使い慣れない理想より、使い慣れたリアルを。

どう見ても,遅すぎたテスト。


 必要に迫られてのテストだった,というエクスキューズもある,かも知れません。それならば,テストするフットボーラーに対して,持てるストロング・ポイントをしっかりと引き出せる戦術的な基盤を提供する必要はあるでしょう。戦術的な失敗,という側面からセルビア戦を見ることもできますし,同じ失敗を繰り返さないためにも戦術的な検討は重要だ,とは思います。


 思うのですが。


 チーム・マネージメントと言いますか,タイム・マネージメントで決定的な「積み残し」をしてきたことの結果が,セルビア戦の結果に結び付いている,というように見えてしまいます。今回は,代表関連の話をちょっとだけ。


 端的に言ってしまえば,チーム戦術がフットボーラーがそれぞれ持っている「クラブ仕様」のモザイクであって,戦術的なイメージのすり合わせが選手間のコミュニケーションに委ねられてしまっている可能性が,あまりに高いこと。CBが欠けたであるとか,セントラル・ミッドフィールドの構成が違ってしまったであるとか,あるいはSBが入れ替わったであるとか。サスペンションや負傷などを考慮に入れれば,当然にあり得べき事態です。にもかかわらず,チームのパフォーマンスがスターターの変更,という事態にあたって「急降下」とも言えるような状態に陥ってしまう。チームとして,共通するイメージを持っている,というのではなくて,あくまでもスターターが固定されているから,感覚的に理解できているイメージでしかない,と。


 代表としての確固たるフットボールが描けていないから,新たなタレントがチームに入っていくと,タレントが機能するのではなくて「異物感」のようなものになってしまう。のみならず,どうしてもやり慣れている「クラブのフットボール」に引きずられることになるから,クラブのフットボールが違っているのは当然であって,守備的なイメージも必然的に違っていく。これでは,戦術的に徹底してきた相手に対して,無防備という印象を受けるのも道理ではないか,と。

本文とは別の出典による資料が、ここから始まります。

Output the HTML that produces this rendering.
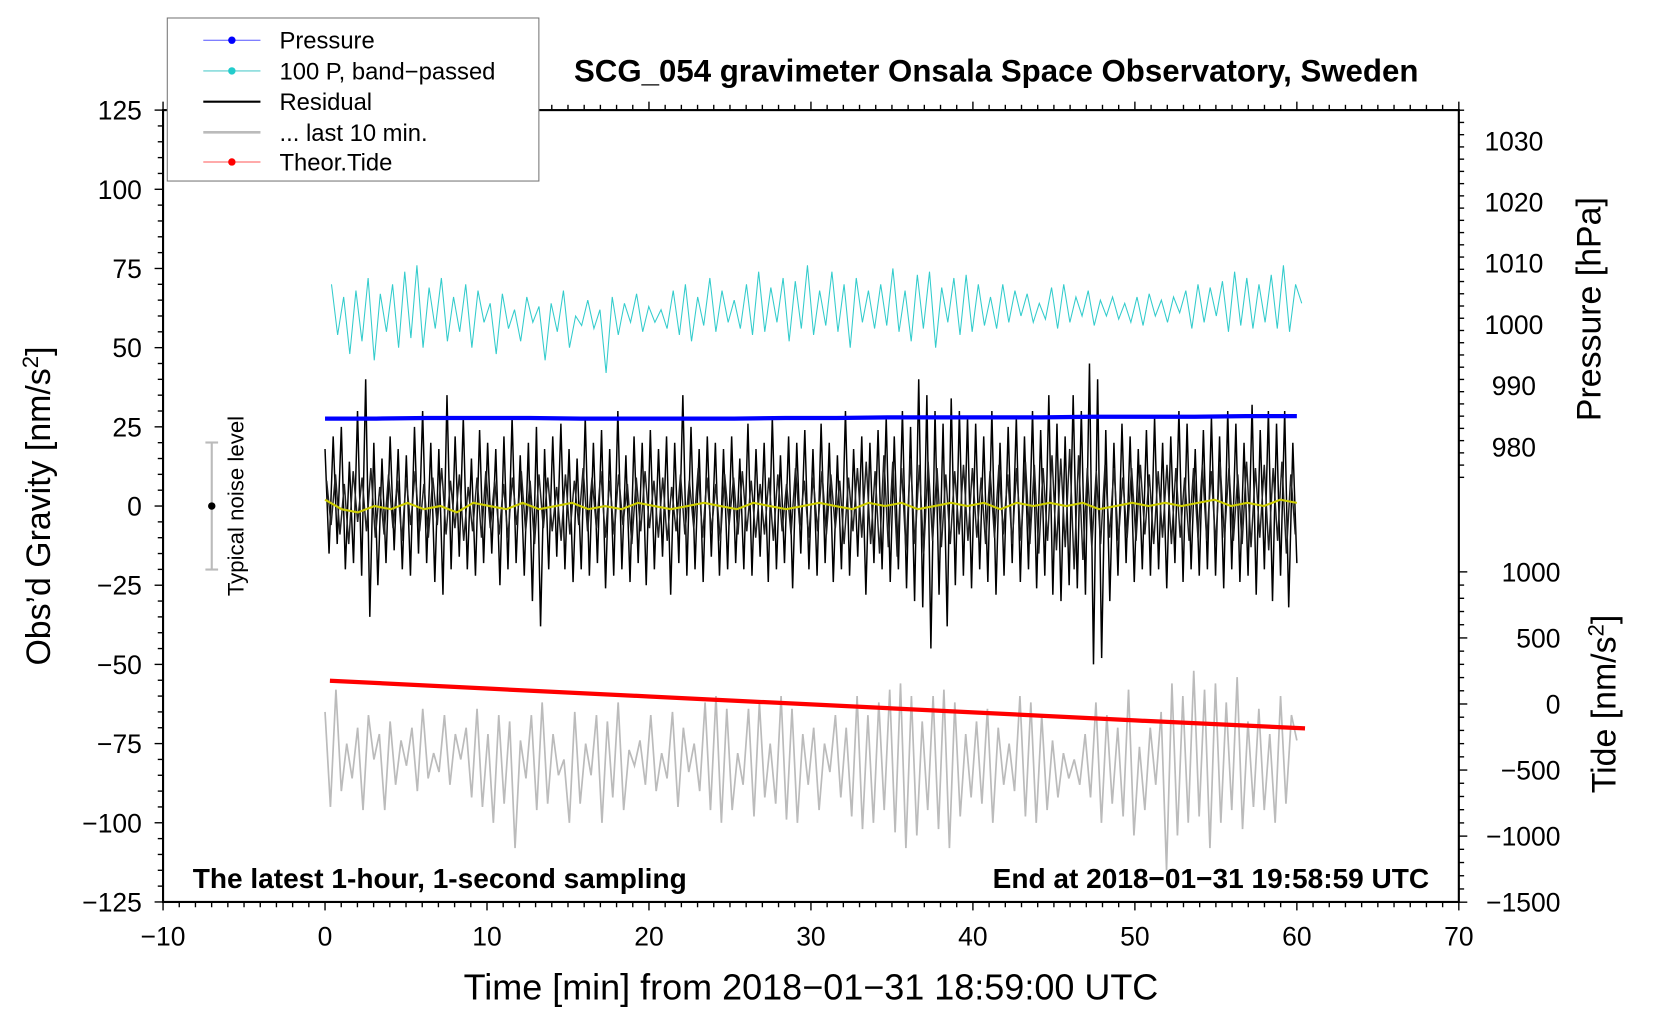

 これまでのツケをしっかりと払わされることになったのが,セルビア戦だった,という印象を持つのです。ではあるのだけれど,この指揮官はもともと,極端とも言えるようなリアリストだったはずで,シンプルに戦術的な約束事を落とし込むに長けていたはずでもある,と思っています。
 いい加減に「リアリスト」であることを前面に押し出したらどうだ,と思います。「世界を驚かせたい」と本当に思うならば,どうしても「結果」から逆算した戦いが必要になるはず。徹底的にやるべきことを絞り込み,チーム・タスクを明確にする。スターターやリザーブには,徹底的に戦術的な約束事を落とし込む。掲げた理想は理想として尊重するけれど,チームが機能不全に陥ってしまっては何の意味もない。今のままのチーム・ビルディングでは,時間が足りるはずもない。いまこそ,かつての姿に戻るべきではないか,と思うのです。